Write the material out again in full, word for word. Do not include the pictures.

___

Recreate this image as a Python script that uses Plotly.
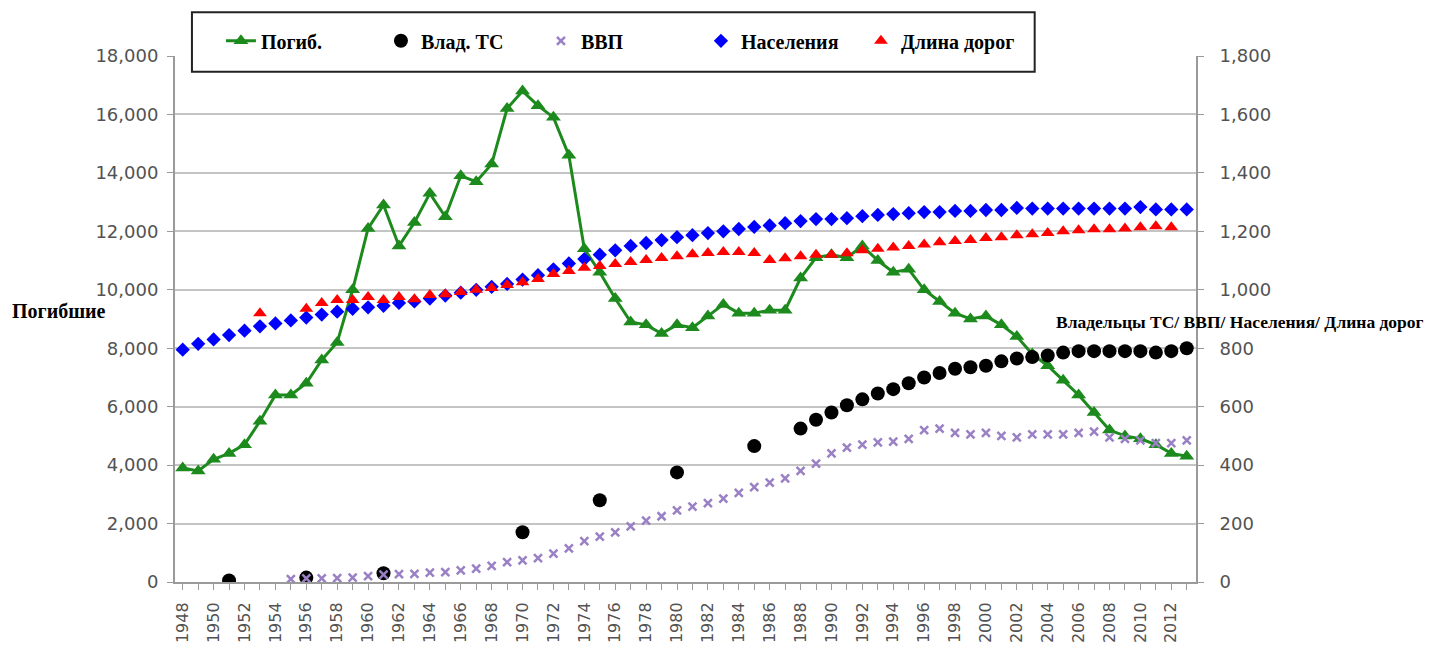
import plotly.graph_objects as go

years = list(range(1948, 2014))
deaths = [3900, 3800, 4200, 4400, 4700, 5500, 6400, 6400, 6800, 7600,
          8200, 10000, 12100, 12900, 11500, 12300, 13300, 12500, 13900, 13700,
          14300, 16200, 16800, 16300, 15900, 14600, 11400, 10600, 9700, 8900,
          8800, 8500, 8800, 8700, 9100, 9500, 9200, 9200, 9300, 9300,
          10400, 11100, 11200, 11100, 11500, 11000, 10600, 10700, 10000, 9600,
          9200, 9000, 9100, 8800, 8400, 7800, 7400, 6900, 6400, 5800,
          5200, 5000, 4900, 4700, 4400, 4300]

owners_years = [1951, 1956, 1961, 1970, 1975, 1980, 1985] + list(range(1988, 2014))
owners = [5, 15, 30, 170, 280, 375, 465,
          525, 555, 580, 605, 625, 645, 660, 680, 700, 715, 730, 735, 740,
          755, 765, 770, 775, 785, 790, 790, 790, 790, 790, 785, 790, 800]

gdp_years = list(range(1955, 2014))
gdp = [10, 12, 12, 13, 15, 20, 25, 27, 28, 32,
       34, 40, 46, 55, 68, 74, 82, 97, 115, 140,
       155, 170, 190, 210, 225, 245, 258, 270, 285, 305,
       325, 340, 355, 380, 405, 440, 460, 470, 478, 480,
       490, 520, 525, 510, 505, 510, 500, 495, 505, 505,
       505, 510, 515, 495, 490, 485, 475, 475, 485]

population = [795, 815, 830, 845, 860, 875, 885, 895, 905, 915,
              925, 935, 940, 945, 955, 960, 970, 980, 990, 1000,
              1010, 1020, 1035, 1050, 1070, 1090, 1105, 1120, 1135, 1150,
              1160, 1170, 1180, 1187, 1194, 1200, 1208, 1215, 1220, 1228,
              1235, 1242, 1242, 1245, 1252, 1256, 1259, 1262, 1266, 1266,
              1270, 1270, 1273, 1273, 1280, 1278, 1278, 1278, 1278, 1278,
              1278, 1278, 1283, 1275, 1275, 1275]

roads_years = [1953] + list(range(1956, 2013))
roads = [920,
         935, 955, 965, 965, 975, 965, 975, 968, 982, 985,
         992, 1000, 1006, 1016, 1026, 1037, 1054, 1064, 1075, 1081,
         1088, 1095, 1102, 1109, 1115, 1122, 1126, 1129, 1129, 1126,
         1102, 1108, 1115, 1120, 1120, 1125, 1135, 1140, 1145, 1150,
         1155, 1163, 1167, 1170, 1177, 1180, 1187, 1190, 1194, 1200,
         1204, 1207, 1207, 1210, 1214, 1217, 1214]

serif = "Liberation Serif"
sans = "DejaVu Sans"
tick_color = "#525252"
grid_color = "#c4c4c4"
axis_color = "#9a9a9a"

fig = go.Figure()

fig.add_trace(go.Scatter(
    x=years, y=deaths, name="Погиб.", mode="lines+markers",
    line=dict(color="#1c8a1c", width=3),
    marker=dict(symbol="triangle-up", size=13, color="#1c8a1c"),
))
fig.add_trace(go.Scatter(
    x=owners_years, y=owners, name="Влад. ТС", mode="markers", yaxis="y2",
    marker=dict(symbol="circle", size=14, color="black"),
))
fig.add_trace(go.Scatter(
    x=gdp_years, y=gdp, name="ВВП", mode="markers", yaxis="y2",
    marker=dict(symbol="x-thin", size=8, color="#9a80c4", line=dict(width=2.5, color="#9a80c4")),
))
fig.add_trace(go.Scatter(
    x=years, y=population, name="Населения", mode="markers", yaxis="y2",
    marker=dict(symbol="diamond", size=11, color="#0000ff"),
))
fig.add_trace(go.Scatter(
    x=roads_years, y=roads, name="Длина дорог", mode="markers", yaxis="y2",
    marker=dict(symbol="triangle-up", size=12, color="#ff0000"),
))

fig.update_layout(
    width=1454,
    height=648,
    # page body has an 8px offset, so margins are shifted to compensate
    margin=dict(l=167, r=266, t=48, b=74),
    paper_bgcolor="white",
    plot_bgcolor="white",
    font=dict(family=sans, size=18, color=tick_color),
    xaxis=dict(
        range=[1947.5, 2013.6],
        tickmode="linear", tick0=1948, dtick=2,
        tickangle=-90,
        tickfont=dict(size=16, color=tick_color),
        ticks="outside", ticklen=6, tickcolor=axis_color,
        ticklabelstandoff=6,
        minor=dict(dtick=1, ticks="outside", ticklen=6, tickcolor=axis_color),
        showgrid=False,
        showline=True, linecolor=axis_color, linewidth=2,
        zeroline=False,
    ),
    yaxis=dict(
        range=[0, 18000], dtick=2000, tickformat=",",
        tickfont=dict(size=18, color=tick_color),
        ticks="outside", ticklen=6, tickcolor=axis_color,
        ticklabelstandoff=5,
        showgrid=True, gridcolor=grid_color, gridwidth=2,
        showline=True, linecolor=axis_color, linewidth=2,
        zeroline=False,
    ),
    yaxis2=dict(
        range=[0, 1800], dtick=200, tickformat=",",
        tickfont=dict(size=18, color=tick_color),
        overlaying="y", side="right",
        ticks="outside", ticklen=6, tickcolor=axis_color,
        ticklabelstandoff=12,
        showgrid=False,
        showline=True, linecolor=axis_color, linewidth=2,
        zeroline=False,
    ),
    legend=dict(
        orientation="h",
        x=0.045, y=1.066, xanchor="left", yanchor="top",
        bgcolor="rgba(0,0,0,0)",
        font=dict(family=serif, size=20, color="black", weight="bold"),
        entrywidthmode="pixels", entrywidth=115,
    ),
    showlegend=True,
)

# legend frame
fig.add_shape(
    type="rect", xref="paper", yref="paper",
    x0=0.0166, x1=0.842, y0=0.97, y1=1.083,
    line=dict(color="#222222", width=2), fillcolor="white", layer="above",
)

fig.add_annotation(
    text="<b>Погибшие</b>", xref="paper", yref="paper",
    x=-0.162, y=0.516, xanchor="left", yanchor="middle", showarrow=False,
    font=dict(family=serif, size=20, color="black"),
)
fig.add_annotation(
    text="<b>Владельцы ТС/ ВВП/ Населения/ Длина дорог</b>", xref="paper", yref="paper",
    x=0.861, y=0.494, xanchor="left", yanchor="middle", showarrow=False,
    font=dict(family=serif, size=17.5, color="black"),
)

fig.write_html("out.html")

___

| Response for this exercise |
Recreate this image as a Python script that uses Plotly.
import plotly.graph_objects as go

years = list(range(1948, 2014))
deaths = [3900, 3800, 4200, 4400, 4700, 5500, 6400, 6400, 6800, 7600,
          8200, 10000, 12100, 12900, 11500, 12300, 13300, 12500, 13900, 13700,
          14300, 16200, 16800, 16300, 15900, 14600, 11400, 10600, 9700, 8900,
          8800, 8500, 8800, 8700, 9100, 9500, 9200, 9200, 9300, 9300,
          10400, 11100, 11200, 11100, 11500, 11000, 10600, 10700, 10000, 9600,
          9200, 9000, 9100, 8800, 8400, 7800, 7400, 6900, 6400, 5800,
          5200, 5000, 4900, 4700, 4400, 4300]

owners_years = [1951, 1956, 1961, 1970, 1975, 1980, 1985] + list(range(1988, 2014))
owners = [5, 15, 30, 170, 280, 375, 465,
          525, 555, 580, 605, 625, 645, 660, 680, 700, 715, 730, 735, 740,
          755, 765, 770, 775, 785, 790, 790, 790, 790, 790, 785, 790, 800]

gdp_years = list(range(1955, 2014))
gdp = [10, 12, 12, 13, 15, 20, 25, 27, 28, 32,
       34, 40, 46, 55, 68, 74, 82, 97, 115, 140,
       155, 170, 190, 210, 225, 245, 258, 270, 285, 305,
       325, 340, 355, 380, 405, 440, 460, 470, 478, 480,
       490, 520, 525, 510, 505, 510, 500, 495, 505, 505,
       505, 510, 515, 495, 490, 485, 475, 475, 485]

population = [795, 815, 830, 845, 860, 875, 885, 895, 905, 915,
              925, 935, 940, 945, 955, 960, 970, 980, 990, 1000,
              1010, 1020, 1035, 1050, 1070, 1090, 1105, 1120, 1135, 1150,
              1160, 1170, 1180, 1187, 1194, 1200, 1208, 1215, 1220, 1228,
              1235, 1242, 1242, 1245, 1252, 1256, 1259, 1262, 1266, 1266,
              1270, 1270, 1273, 1273, 1280, 1278, 1278, 1278, 1278, 1278,
              1278, 1278, 1283, 1275, 1275, 1275]

roads_years = [1953] + list(range(1956, 2013))
roads = [920,
         935, 955, 965, 965, 975, 965, 975, 968, 982, 985,
         992, 1000, 1006, 1016, 1026, 1037, 1054, 1064, 1075, 1081,
         1088, 1095, 1102, 1109, 1115, 1122, 1126, 1129, 1129, 1126,
         1102, 1108, 1115, 1120, 1120, 1125, 1135, 1140, 1145, 1150,
         1155, 1163, 1167, 1170, 1177, 1180, 1187, 1190, 1194, 1200,
         1204, 1207, 1207, 1210, 1214, 1217, 1214]

serif = "Liberation Serif"
sans = "DejaVu Sans"
tick_color = "#525252"
grid_color = "#c4c4c4"
axis_color = "#9a9a9a"

fig = go.Figure()

fig.add_trace(go.Scatter(
    x=years, y=deaths, name="Погиб.", mode="lines+markers",
    line=dict(color="#1c8a1c", width=3),
    marker=dict(symbol="triangle-up", size=13, color="#1c8a1c"),
))
fig.add_trace(go.Scatter(
    x=owners_years, y=owners, name="Влад. ТС", mode="markers", yaxis="y2",
    marker=dict(symbol="circle", size=14, color="black"),
))
fig.add_trace(go.Scatter(
    x=gdp_years, y=gdp, name="ВВП", mode="markers", yaxis="y2",
    marker=dict(symbol="x-thin", size=8, color="#9a80c4", line=dict(width=2.5, color="#9a80c4")),
))
fig.add_trace(go.Scatter(
    x=years, y=population, name="Населения", mode="markers", yaxis="y2",
    marker=dict(symbol="diamond", size=11, color="#0000ff"),
))
fig.add_trace(go.Scatter(
    x=roads_years, y=roads, name="Длина дорог", mode="markers", yaxis="y2",
    marker=dict(symbol="triangle-up", size=12, color="#ff0000"),
))

fig.update_layout(
    width=1454,
    height=648,
    # page body has an 8px offset, so margins are shifted to compensate
    margin=dict(l=167, r=266, t=48, b=74),
    paper_bgcolor="white",
    plot_bgcolor="white",
    font=dict(family=sans, size=18, color=tick_color),
    xaxis=dict(
        range=[1947.5, 2013.6],
        tickmode="linear", tick0=1948, dtick=2,
        tickangle=-90,
        tickfont=dict(size=16, color=tick_color),
        ticks="outside", ticklen=6, tickcolor=axis_color,
        ticklabelstandoff=6,
        minor=dict(dtick=1, ticks="outside", ticklen=6, tickcolor=axis_color),
        showgrid=False,
        showline=True, linecolor=axis_color, linewidth=2,
        zeroline=False,
    ),
    yaxis=dict(
        range=[0, 18000], dtick=2000, tickformat=",",
        tickfont=dict(size=18, color=tick_color),
        ticks="outside", ticklen=6, tickcolor=axis_color,
        ticklabelstandoff=5,
        showgrid=True, gridcolor=grid_color, gridwidth=2,
        showline=True, linecolor=axis_color, linewidth=2,
        zeroline=False,
    ),
    yaxis2=dict(
        range=[0, 1800], dtick=200, tickformat=",",
        tickfont=dict(size=18, color=tick_color),
        overlaying="y", side="right",
        ticks="outside", ticklen=6, tickcolor=axis_color,
        ticklabelstandoff=12,
        showgrid=False,
        showline=True, linecolor=axis_color, linewidth=2,
        zeroline=False,
    ),
    legend=dict(
        orientation="h",
        x=0.045, y=1.066, xanchor="left", yanchor="top",
        bgcolor="rgba(0,0,0,0)",
        font=dict(family=serif, size=20, color="black", weight="bold"),
        entrywidthmode="pixels", entrywidth=115,
    ),
    showlegend=True,
)

# legend frame
fig.add_shape(
    type="rect", xref="paper", yref="paper",
    x0=0.0166, x1=0.842, y0=0.97, y1=1.083,
    line=dict(color="#222222", width=2), fillcolor="white", layer="above",
)

fig.add_annotation(
    text="<b>Погибшие</b>", xref="paper", yref="paper",
    x=-0.162, y=0.516, xanchor="left", yanchor="middle", showarrow=False,
    font=dict(family=serif, size=20, color="black"),
)
fig.add_annotation(
    text="<b>Владельцы ТС/ ВВП/ Населения/ Длина дорог</b>", xref="paper", yref="paper",
    x=0.861, y=0.494, xanchor="left", yanchor="middle", showarrow=False,
    font=dict(family=serif, size=17.5, color="black"),
)

fig.write_html("out.html")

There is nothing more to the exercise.